Seeing the results of not you doing the quest and leave things develop on their own, although I'd love to see it happen, I don't believe we are gonna get that.


Yeah. I was gonna add a #3 to the OP's bullet points at the end: "(When applicable) have something happen/change even if you simply refuse to help with their problem.

One of the biggest things I see as a concern with that is the ability to sort of put that off until later (there's usually abstracted time in game worlds, because it's pretty tough to have an entire world worth of stuff all marching to the exact same, constantly ticking beat -- there would just be so many deadlines, you'd hardly get to do anything). BUT, the thing is, if you, say, don't help someone raise the money necessary to pay their taxes or something (or help them somehow solve the problem on their own -- if you choose not to even tackle influencing that situation at all), and they get their whole house confiscated and they get thrown in the palace dungeon or something, then that's something that can still be dealt with in the future, and works much better than "Don't worry, if, in 3 in-game months, you decide to come back and help that person, they'll STILL just be there, frozen in time, because their lack of tax money never ever affected anything at all." AND the two are mutually exclusive, so:

A) There's no feasible complaint about not-doing a quest providing extra benefits or something (you can't help them pay their taxes, AND deal with the later situation of them not-having-paid their taxes), and
B) There's no "why wouldn't you always take on every quest/situation that exists in the world, no matter what it is or how much you disagree with it?

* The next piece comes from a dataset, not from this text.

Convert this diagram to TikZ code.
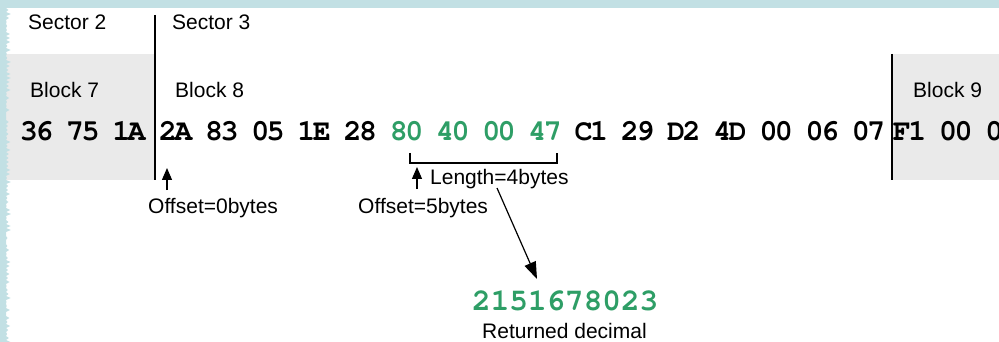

If you don't, you're just missing out on XP and stuff."

If a great many of the applicable quest situations worked like this, then the whole character-capability-progression aspect (leveling up, improving skills, etc.) would actually directly support simply choosing what to do and what not to according to your ("your character's") tastes/preferences, and not simply shutting a bunch of progression doors just because you're trying to play that way.